_THE REQUEST_
Please set down all the lines beneath this one exactly, without the pictures.

[START OF RECORDED DATA]

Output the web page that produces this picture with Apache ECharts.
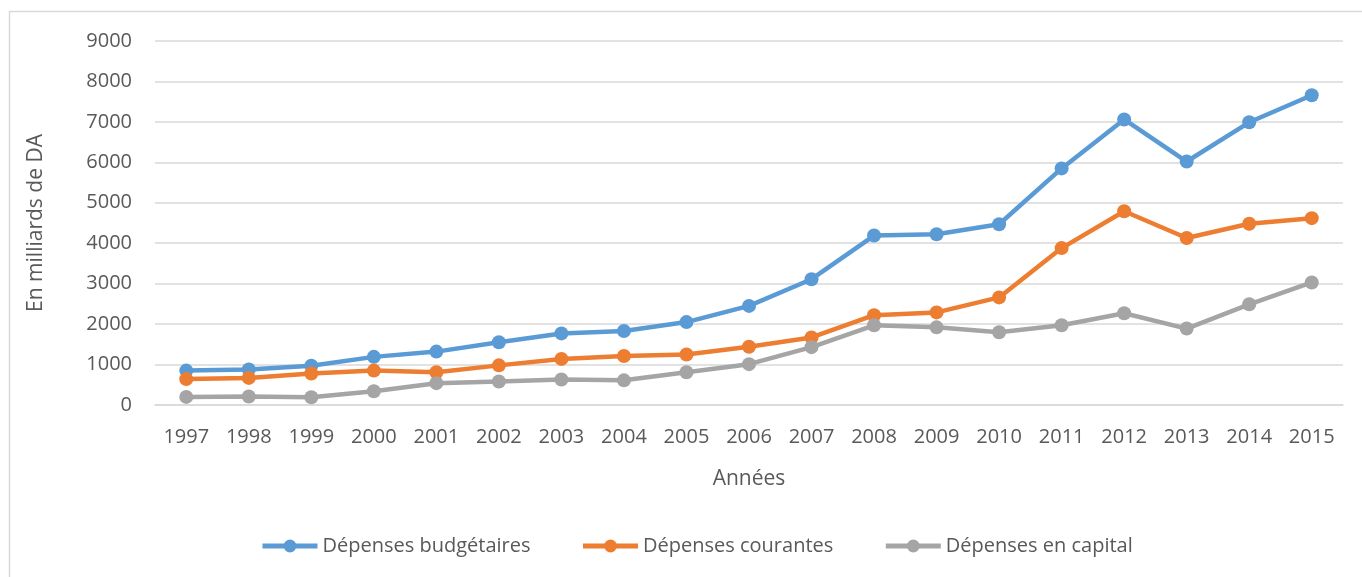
<!DOCTYPE html>
<html>
<head>
<meta charset="utf-8">
<script src="https://cdn.jsdelivr.net/npm/echarts@6/dist/echarts.min.js"></script>
<style>
  html, body { margin: 0; padding: 0; background: #ffffff; }
  #chart { width: 1362px; height: 577px; }
</style>
</head>
<body>
<div id="chart"></div>
<script>
// Années et dépenses publiques (en milliards de DA)
const years = ['1997','1998','1999','2000','2001','2002','2003','2004','2005','2006',
               '2007','2008','2009','2010','2011','2012','2013','2014','2015'];
const depensesBudgetaires = [850, 880, 970, 1190, 1320, 1550, 1770, 1830, 2050, 2450,
                             3110, 4190, 4220, 4470, 5850, 7060, 6020, 6990, 7660];
const depensesCourantes   = [640, 670, 780, 850, 810, 980, 1140, 1210, 1250, 1440,
                             1670, 2220, 2290, 2660, 3880, 4790, 4130, 4480, 4620];
const depensesCapital     = [200, 210, 190, 340, 540, 580, 630, 610, 810, 1010,
                             1430, 1970, 1920, 1800, 1970, 2270, 1890, 2490, 3030];
const seriesNames = ['Dépenses budgétaires', 'Dépenses courantes', 'Dépenses en capital'];
const seriesColors = ['#5B9BD5', '#ED7D31', '#A5A5A5'];

const FONT = '"Open Sans", "Noto Sans", sans-serif';
const TEXT = '#595959';

const chart = echarts.init(document.getElementById('chart'), null, { renderer: 'canvas' });

function lineSeries(name, data, color) {
  return {
    name: name,
    type: 'line',
    data: data,
    symbol: 'circle',
    symbolSize: 14,
    showSymbol: true,
    lineStyle: { width: 4.5, color: color },
    itemStyle: { color: color },
    emphasis: { disabled: true },
    animation: false
  };
}

chart.setOption({
  backgroundColor: '#ffffff',
  animation: false,
  graphic: [{
    type: 'rect',
    shape: { x: 9.5, y: 11.5, width: 1400, height: 620 },
    style: { fill: 'none', stroke: '#d9d9d9', lineWidth: 1.5 },
    silent: true
  }],
  grid: { left: 155, right: 19, top: 41, bottom: 172 },
  legend: {
    data: seriesNames,
    bottom: 16,
    left: 255,
    itemWidth: 55,
    itemHeight: 16,
    itemGap: 50,
    lineStyle: { width: 5 },
    textStyle: { fontFamily: FONT, fontSize: 20, color: TEXT }
  },
  xAxis: {
    type: 'category',
    data: years,
    boundaryGap: true,
    name: 'Années',
    nameLocation: 'middle',
    nameGap: 64,
    nameTextStyle: { fontFamily: FONT, fontSize: 21, color: TEXT },
    axisLine: { show: true, lineStyle: { color: '#d9d9d9', width: 1.5 } },
    axisTick: { show: false },
    axisLabel: { fontFamily: FONT, fontSize: 20, color: TEXT, margin: 22 }
  },
  yAxis: {
    type: 'value',
    min: 0,
    max: 9000,
    interval: 1000,
    name: 'En milliards de DA',
    nameLocation: 'middle',
    nameGap: 108,
    nameRotate: 90,
    nameTextStyle: { fontFamily: FONT, fontSize: 21, color: TEXT },
    axisLine: { show: false },
    axisTick: { show: false },
    splitLine: { lineStyle: { color: '#d9d9d9', width: 1.5 } },
    axisLabel: { fontFamily: FONT, fontSize: 20, color: TEXT, margin: 23,
                 formatter: (v) => String(v) }
  },
  series: [
    lineSeries(seriesNames[0], depensesBudgetaires, seriesColors[0]),
    lineSeries(seriesNames[1], depensesCourantes, seriesColors[1]),
    lineSeries(seriesNames[2], depensesCapital, seriesColors[2])
  ]
});
</script>
</body>
</html>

[END OF RECORDED DATA]

_OUTPUT OF THE TASK_
Output the web page that produces this picture with Apache ECharts.
<!DOCTYPE html>
<html>
<head>
<meta charset="utf-8">
<script src="https://cdn.jsdelivr.net/npm/echarts@6/dist/echarts.min.js"></script>
<style>
  html, body { margin: 0; padding: 0; background: #ffffff; }
  #chart { width: 1362px; height: 577px; }
</style>
</head>
<body>
<div id="chart"></div>
<script>
// Années et dépenses publiques (en milliards de DA)
const years = ['1997','1998','1999','2000','2001','2002','2003','2004','2005','2006',
               '2007','2008','2009','2010','2011','2012','2013','2014','2015'];
const depensesBudgetaires = [850, 880, 970, 1190, 1320, 1550, 1770, 1830, 2050, 2450,
                             3110, 4190, 4220, 4470, 5850, 7060, 6020, 6990, 7660];
const depensesCourantes   = [640, 670, 780, 850, 810, 980, 1140, 1210, 1250, 1440,
                             1670, 2220, 2290, 2660, 3880, 4790, 4130, 4480, 4620];
const depensesCapital     = [200, 210, 190, 340, 540, 580, 630, 610, 810, 1010,
                             1430, 1970, 1920, 1800, 1970, 2270, 1890, 2490, 3030];
const seriesNames = ['Dépenses budgétaires', 'Dépenses courantes', 'Dépenses en capital'];
const seriesColors = ['#5B9BD5', '#ED7D31', '#A5A5A5'];

const FONT = '"Open Sans", "Noto Sans", sans-serif';
const TEXT = '#595959';

const chart = echarts.init(document.getElementById('chart'), null, { renderer: 'canvas' });

function lineSeries(name, data, color) {
  return {
    name: name,
    type: 'line',
    data: data,
    symbol: 'circle',
    symbolSize: 14,
    showSymbol: true,
    lineStyle: { width: 4.5, color: color },
    itemStyle: { color: color },
    emphasis: { disabled: true },
    animation: false
  };
}

chart.setOption({
  backgroundColor: '#ffffff',
  animation: false,
  graphic: [{
    type: 'rect',
    shape: { x: 9.5, y: 11.5, width: 1400, height: 620 },
    style: { fill: 'none', stroke: '#d9d9d9', lineWidth: 1.5 },
    silent: true
  }],
  grid: { left: 155, right: 19, top: 41, bottom: 172 },
  legend: {
    data: seriesNames,
    bottom: 16,
    left: 255,
    itemWidth: 55,
    itemHeight: 16,
    itemGap: 50,
    lineStyle: { width: 5 },
    textStyle: { fontFamily: FONT, fontSize: 20, color: TEXT }
  },
  xAxis: {
    type: 'category',
    data: years,
    boundaryGap: true,
    name: 'Années',
    nameLocation: 'middle',
    nameGap: 64,
    nameTextStyle: { fontFamily: FONT, fontSize: 21, color: TEXT },
    axisLine: { show: true, lineStyle: { color: '#d9d9d9', width: 1.5 } },
    axisTick: { show: false },
    axisLabel: { fontFamily: FONT, fontSize: 20, color: TEXT, margin: 22 }
  },
  yAxis: {
    type: 'value',
    min: 0,
    max: 9000,
    interval: 1000,
    name: 'En milliards de DA',
    nameLocation: 'middle',
    nameGap: 108,
    nameRotate: 90,
    nameTextStyle: { fontFamily: FONT, fontSize: 21, color: TEXT },
    axisLine: { show: false },
    axisTick: { show: false },
    splitLine: { lineStyle: { color: '#d9d9d9', width: 1.5 } },
    axisLabel: { fontFamily: FONT, fontSize: 20, color: TEXT, margin: 23,
                 formatter: (v) => String(v) }
  },
  series: [
    lineSeries(seriesNames[0], depensesBudgetaires, seriesColors[0]),
    lineSeries(seriesNames[1], depensesCourantes, seriesColors[1]),
    lineSeries(seriesNames[2], depensesCapital, seriesColors[2])
  ]
});
</script>
</body>
</html>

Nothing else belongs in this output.